=== Information provided ===

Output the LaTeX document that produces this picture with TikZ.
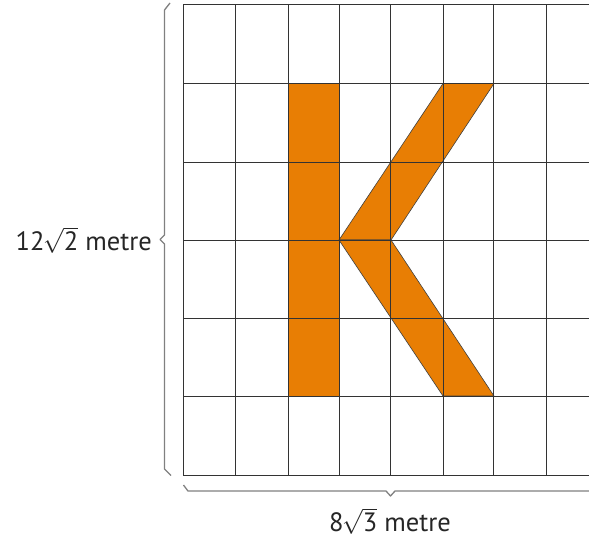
\documentclass[tikz,border=0pt]{standalone}
\usepackage{fontspec}
\setmainfont{PT Sans}
\newcommand{\rt}[1]{\kern-1.5pt$\sqrt{\hbox{#1}}$}
\begin{document}
\begin{tikzpicture}[x=1pt,y=-1pt,
  gridline/.style={draw=black!80,line width=0.9pt},
  kshape/.style={fill=kor,draw=black!75,line width=0.6pt,line join=round},
  bracel/.style={draw=black!50,line width=1.3pt,line join=round},
  lbl/.style={font=\fontsize{26.5}{30}\selectfont,text=black!85,inner sep=0pt}]
\definecolor{kor}{HTML}{E87E04}
\useasboundingbox (0,0) rectangle (589,543);
% orange K
\path[kshape] (288,83.5) rectangle (339,396);
\path[kshape] (339,240) -- (443,83.5) -- (494,83.5) -- (391,240) -- cycle;
\path[kshape] (339,240) -- (391,240) -- (494,396) -- (443,396) -- cycle;
% grid
\begin{scope}
\clip (0,0) rectangle (589,543);
\foreach \x in {183,235.7,288,339,390.7,443,493.7,546,598}
  \draw[gridline] (\x,4.5) -- (\x,475.5);
\foreach \y in {4.5,83.5,162,240,318,396.5,475.5}
  \draw[gridline] (183,\y) -- (600,\y);
\end{scope}
% braces
\draw[bracel] (170,3) -- (164.5,10) -- (164.5,235) -- (160,239.5) -- (164.5,244) -- (164.5,469) -- (171,475.5);
\draw[bracel] (183.5,485) -- (188,491) -- (386,491) -- (390.5,496) -- (395,491) -- (589,491);
% labels
\node[lbl,anchor=east] (lh) at (152,240) {12\rt{2} metre};
\node[lbl] (lw) at (390,521) {8\rt{3} metre};
\end{tikzpicture}
\end{document}
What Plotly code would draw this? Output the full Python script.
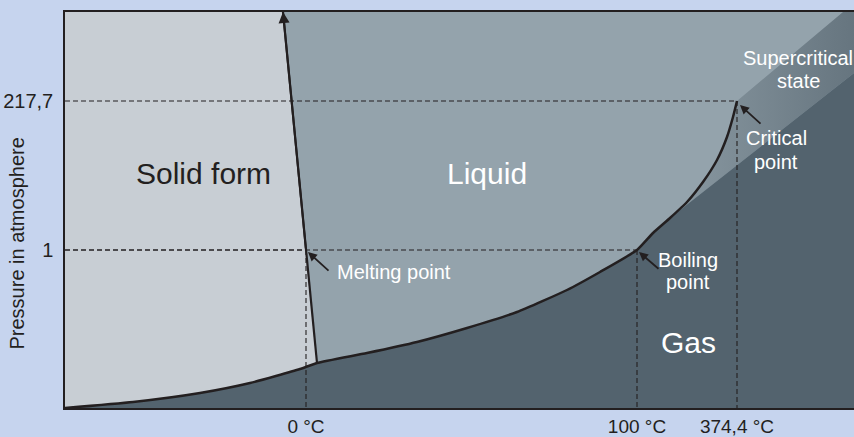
import plotly.graph_objects as go

# ---- schematic data (horizontal / vertical position units of the diagram) ----
sublimation_x = [0, 68, 135, 185, 235, 252]
sublimation_y = [0, 6, 15, 25, 39, 45]

vaporization_x = [252, 302, 352, 402, 452, 502, 535, 572, 588, 605, 622, 638, 652, 662, 668, 672]
vaporization_y = [45, 55, 66, 80, 96, 118, 136, 158, 175, 190, 206, 226, 248, 271, 291, 307]
band_start_index = 9

melting_x = [252, 241, 218]
melting_y = [45, 158, 396]

supercritical_upper_x = [672, 778]
supercritical_upper_y = [307, 396]
supercritical_lower_x = [605, 789]
supercritical_lower_y = [190, 335]

x_range = [0, 789]
y_range = [0, 396]

x_tick_vals = [241, 572, 672]
x_tick_text = ["0 °C", "100 °C", "374,4 °C"]
y_tick_vals = [158, 307]
y_tick_text = ["1", "217,7"]

# guide points (temperature position, pressure position)
guide_points = [(241, 158), (572, 158), (672, 307)]

# ---- styles ----
BG = "#C6D4EE"
SOLID = "#C8CED4"
LIQUID = "#94A3AC"
GAS = "#53636E"
INK = "#231F20"
FONT = "Liberation Sans, Arial, sans-serif"

fig = go.Figure()

# solid region
solid_x = sublimation_x + melting_x[1:] + [x_range[0]]
solid_y = sublimation_y + melting_y[1:] + [y_range[1]]
fig.add_trace(go.Scatter(x=solid_x, y=solid_y, fill="toself", fillcolor=SOLID,
                         mode="lines", line=dict(width=0), hoverinfo="skip"))

# supercritical band
vx_up = vaporization_x[band_start_index:]
vy_up = vaporization_y[band_start_index:]
band_x = vx_up + [supercritical_upper_x[1], x_range[1], supercritical_lower_x[1], supercritical_lower_x[0]]
band_y = vy_up + [supercritical_upper_y[1], y_range[1], supercritical_lower_y[1], supercritical_lower_y[0]]
fig.add_trace(go.Scatter(x=band_x, y=band_y, fill="toself",
                         fillgradient=dict(type="horizontal",
                                           colorscale=[[0, "#8A99A2"], [1, "#66757F"]],
                                           start=supercritical_lower_x[0], stop=x_range[1]),
                         mode="lines", line=dict(width=0), hoverinfo="skip"))

# gas region
vx_lo = vaporization_x[:band_start_index + 1]
vy_lo = vaporization_y[:band_start_index + 1]
gas_x = sublimation_x + vx_lo[1:] + [supercritical_lower_x[1], x_range[1]]
gas_y = sublimation_y + vy_lo[1:] + [supercritical_lower_y[1], y_range[0]]
fig.add_trace(go.Scatter(x=gas_x, y=gas_y, fill="toself", fillcolor=GAS,
                         mode="lines", line=dict(width=0), hoverinfo="skip"))

# dashed guide lines
gx, gy = [], []
for px, py in guide_points:
    gx += [x_range[0], px, None, px, px, None]
    gy += [py, py, None, py, y_range[0], None]
fig.add_trace(go.Scatter(x=gx, y=gy, mode="lines",
                         line=dict(color=INK, width=1.1, dash="5px,3px"), hoverinfo="skip"))

# phase boundary curves
fig.add_trace(go.Scatter(x=sublimation_x + vaporization_x[1:], y=sublimation_y + vaporization_y[1:],
                         mode="lines", line=dict(color=INK, width=2.5, shape="spline", smoothing=0.5),
                         hoverinfo="skip"))
fig.add_trace(go.Scatter(x=melting_x, y=melting_y, mode="lines",
                         line=dict(color=INK, width=2.2), hoverinfo="skip"))

annotations = []
# arrowhead on the melting line top
annotations.append(dict(x=melting_x[-1], y=melting_y[-1], ax=melting_x[1], ay=melting_y[1],
                        xref="x", yref="y", axref="x", ayref="y", text="", showarrow=True,
                        arrowhead=2, arrowsize=1.1, arrowwidth=2, arrowcolor=INK))

# pointer arrows
for (hx, hy), (ox, oy) in zip([(243, 156), (574, 156), (675, 303)], [(22, 20), (21, 18), (22, 20)]):
    annotations.append(dict(x=hx, y=hy, ax=ox, ay=oy, xref="x", yref="y", text="",
                            showarrow=True, arrowhead=2, arrowsize=1, arrowwidth=1.8,
                            arrowcolor=INK))

def label(x, y, text, size, color, xanchor="center"):
    annotations.append(dict(x=x, y=y, xref="x", yref="y", text=text, showarrow=False,
                            xanchor=xanchor, yanchor="middle",
                            font=dict(family=FONT, size=size, color=color)))

label(138, 235, "Solid form", 30, INK)
label(422, 235, "Liquid", 30, "white")
label(623, 66, "Gas", 30, "white")
label(270, 136, "Melting point", 20, "white", xanchor="left")
label(623, 148, "Boiling", 20, "white")
label(623, 126, "point", 20, "white")
label(711, 270, "Critical", 20, "white")
label(711, 246, "point", 20, "white")
label(733, 350, "Supercritical", 20, "white")
label(733, 327, "state", 20, "white")

# y axis title
annotations.append(dict(x=-0.061, y=0.415, xref="paper", yref="paper",
                        xanchor="center", yanchor="middle",
                        text="Pressure in atmosphere", showarrow=False, textangle=-90,
                        font=dict(family=FONT, size=20, color=INK)))

fig.update_layout(
    width=854, height=437,
    margin=dict(l=65, r=0, t=12, b=29, autoexpand=False),
    paper_bgcolor=BG, plot_bgcolor=LIQUID,
    showlegend=False,
    annotations=annotations,
    font=dict(family=FONT, size=20, color=INK),
    xaxis=dict(range=x_range, showgrid=False, zeroline=False, showline=True,
               linecolor=INK, linewidth=1.8, mirror=True, automargin=False,
               tickmode="array", tickvals=x_tick_vals, ticktext=x_tick_text,
               tickfont=dict(size=19), ticks="", ticklabelstandoff=0, fixedrange=True),
    yaxis=dict(range=y_range, showgrid=False, zeroline=False, showline=True,
               linecolor=INK, linewidth=1.5, automargin=False,
               tickmode="array", tickvals=y_tick_vals, ticktext=y_tick_text,
               ticks="", ticklabelstandoff=6, fixedrange=True),
)

fig.write_html("out.html", config={"displayModeBar": False},
               post_script="document.body.style.margin='0px';document.body.style.overflow='hidden';")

===

-- Instruction --
Please quote exactly the run of lines that starts the entries and ends at the line containing "melting_y = [45, 158, 396]", leaving out every picture.

-- Exercise answer --
Output the LaTeX document that produces this picture with TikZ.
\documentclass[tikz,border=0pt]{standalone}
\usepackage{fontspec}
\setmainfont{PT Sans}
\newcommand{\rt}[1]{\kern-1.5pt$\sqrt{\hbox{#1}}$}
\begin{document}
\begin{tikzpicture}[x=1pt,y=-1pt,
  gridline/.style={draw=black!80,line width=0.9pt},
  kshape/.style={fill=kor,draw=black!75,line width=0.6pt,line join=round},
  bracel/.style={draw=black!50,line width=1.3pt,line join=round},
  lbl/.style={font=\fontsize{26.5}{30}\selectfont,text=black!85,inner sep=0pt}]
\definecolor{kor}{HTML}{E87E04}
\useasboundingbox (0,0) rectangle (589,543);
% orange K
\path[kshape] (288,83.5) rectangle (339,396);
\path[kshape] (339,240) -- (443,83.5) -- (494,83.5) -- (391,240) -- cycle;
\path[kshape] (339,240) -- (391,240) -- (494,396) -- (443,396) -- cycle;
% grid
\begin{scope}
\clip (0,0) rectangle (589,543);
\foreach \x in {183,235.7,288,339,390.7,443,493.7,546,598}
  \draw[gridline] (\x,4.5) -- (\x,475.5);
\foreach \y in {4.5,83.5,162,240,318,396.5,475.5}
  \draw[gridline] (183,\y) -- (600,\y);
\end{scope}
% braces
\draw[bracel] (170,3) -- (164.5,10) -- (164.5,235) -- (160,239.5) -- (164.5,244) -- (164.5,469) -- (171,475.5);
\draw[bracel] (183.5,485) -- (188,491) -- (386,491) -- (390.5,496) -- (395,491) -- (589,491);
% labels
\node[lbl,anchor=east] (lh) at (152,240) {12\rt{2} metre};
\node[lbl] (lw) at (390,521) {8\rt{3} metre};
\end{tikzpicture}
\end{document}
What Plotly code would draw this? Output the full Python script.
import plotly.graph_objects as go

# ---- schematic data (horizontal / vertical position units of the diagram) ----
sublimation_x = [0, 68, 135, 185, 235, 252]
sublimation_y = [0, 6, 15, 25, 39, 45]

vaporization_x = [252, 302, 352, 402, 452, 502, 535, 572, 588, 605, 622, 638, 652, 662, 668, 672]
vaporization_y = [45, 55, 66, 80, 96, 118, 136, 158, 175, 190, 206, 226, 248, 271, 291, 307]
band_start_index = 9

melting_x = [252, 241, 218]
melting_y = [45, 158, 396]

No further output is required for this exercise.